WHAT IS NEEDED :: Produce an exact transcription of the listing below, omitting the pictures.

SUPPLIED MATERIAL ::
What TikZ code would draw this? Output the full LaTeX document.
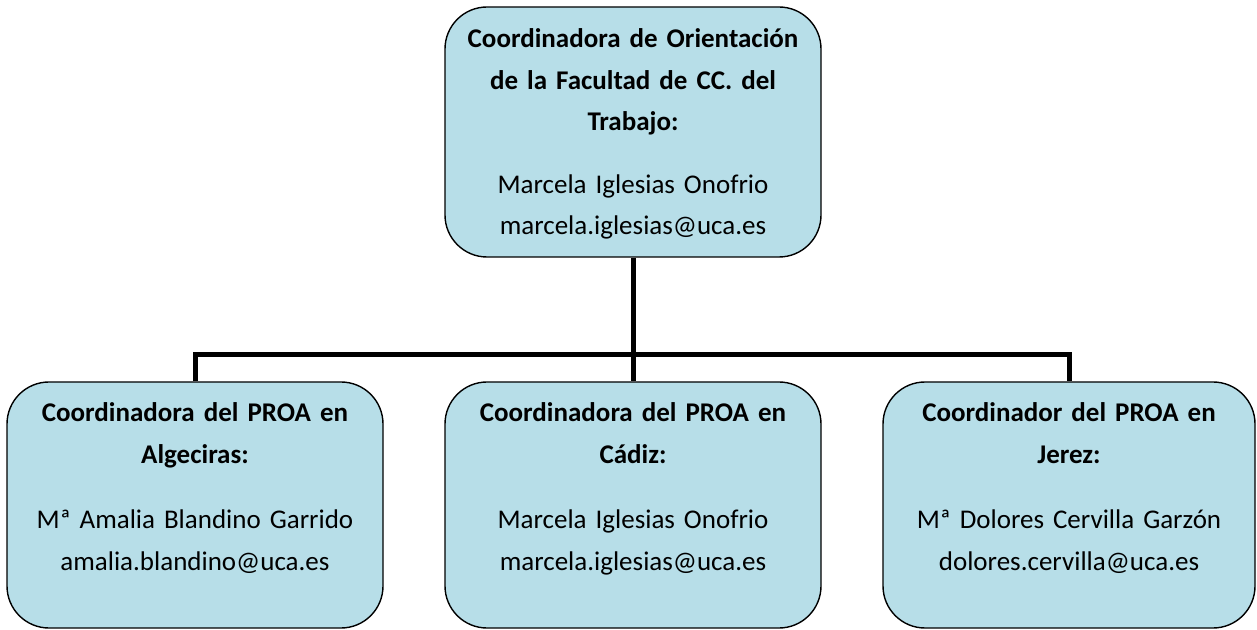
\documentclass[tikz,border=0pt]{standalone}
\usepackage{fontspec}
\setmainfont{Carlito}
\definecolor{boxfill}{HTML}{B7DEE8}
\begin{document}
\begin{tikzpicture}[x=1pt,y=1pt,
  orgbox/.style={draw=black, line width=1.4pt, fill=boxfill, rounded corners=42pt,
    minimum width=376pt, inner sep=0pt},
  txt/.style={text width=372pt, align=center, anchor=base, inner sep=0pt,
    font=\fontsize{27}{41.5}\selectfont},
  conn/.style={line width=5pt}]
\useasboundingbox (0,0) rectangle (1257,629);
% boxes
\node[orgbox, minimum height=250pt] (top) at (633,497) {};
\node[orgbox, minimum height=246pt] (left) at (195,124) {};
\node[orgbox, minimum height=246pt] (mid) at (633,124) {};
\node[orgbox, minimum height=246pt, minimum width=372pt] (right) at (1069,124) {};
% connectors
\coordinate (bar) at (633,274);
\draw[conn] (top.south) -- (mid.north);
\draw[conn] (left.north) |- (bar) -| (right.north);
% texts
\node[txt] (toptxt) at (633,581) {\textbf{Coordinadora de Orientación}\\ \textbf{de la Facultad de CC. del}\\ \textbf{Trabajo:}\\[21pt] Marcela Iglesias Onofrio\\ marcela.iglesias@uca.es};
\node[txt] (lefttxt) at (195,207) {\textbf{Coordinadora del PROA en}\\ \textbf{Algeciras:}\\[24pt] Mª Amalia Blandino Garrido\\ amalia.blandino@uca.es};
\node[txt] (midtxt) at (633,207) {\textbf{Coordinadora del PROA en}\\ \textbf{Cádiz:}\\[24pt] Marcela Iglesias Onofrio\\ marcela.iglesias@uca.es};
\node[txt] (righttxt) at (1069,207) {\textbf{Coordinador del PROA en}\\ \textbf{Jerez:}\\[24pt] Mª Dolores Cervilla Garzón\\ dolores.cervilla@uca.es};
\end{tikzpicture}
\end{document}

RESPONSE FOR THIS EXERCISE ::
What TikZ code would draw this? Output the full LaTeX document.
\documentclass[tikz,border=0pt]{standalone}
\usepackage{fontspec}
\setmainfont{Carlito}
\definecolor{boxfill}{HTML}{B7DEE8}
\begin{document}
\begin{tikzpicture}[x=1pt,y=1pt,
  orgbox/.style={draw=black, line width=1.4pt, fill=boxfill, rounded corners=42pt,
    minimum width=376pt, inner sep=0pt},
  txt/.style={text width=372pt, align=center, anchor=base, inner sep=0pt,
    font=\fontsize{27}{41.5}\selectfont},
  conn/.style={line width=5pt}]
\useasboundingbox (0,0) rectangle (1257,629);
% boxes
\node[orgbox, minimum height=250pt] (top) at (633,497) {};
\node[orgbox, minimum height=246pt] (left) at (195,124) {};
\node[orgbox, minimum height=246pt] (mid) at (633,124) {};
\node[orgbox, minimum height=246pt, minimum width=372pt] (right) at (1069,124) {};
% connectors
\coordinate (bar) at (633,274);
\draw[conn] (top.south) -- (mid.north);
\draw[conn] (left.north) |- (bar) -| (right.north);
% texts
\node[txt] (toptxt) at (633,581) {\textbf{Coordinadora de Orientación}\\ \textbf{de la Facultad de CC. del}\\ \textbf{Trabajo:}\\[21pt] Marcela Iglesias Onofrio\\ marcela.iglesias@uca.es};
\node[txt] (lefttxt) at (195,207) {\textbf{Coordinadora del PROA en}\\ \textbf{Algeciras:}\\[24pt] Mª Amalia Blandino Garrido\\ amalia.blandino@uca.es};
\node[txt] (midtxt) at (633,207) {\textbf{Coordinadora del PROA en}\\ \textbf{Cádiz:}\\[24pt] Marcela Iglesias Onofrio\\ marcela.iglesias@uca.es};
\node[txt] (righttxt) at (1069,207) {\textbf{Coordinador del PROA en}\\ \textbf{Jerez:}\\[24pt] Mª Dolores Cervilla Garzón\\ dolores.cervilla@uca.es};
\end{tikzpicture}
\end{document}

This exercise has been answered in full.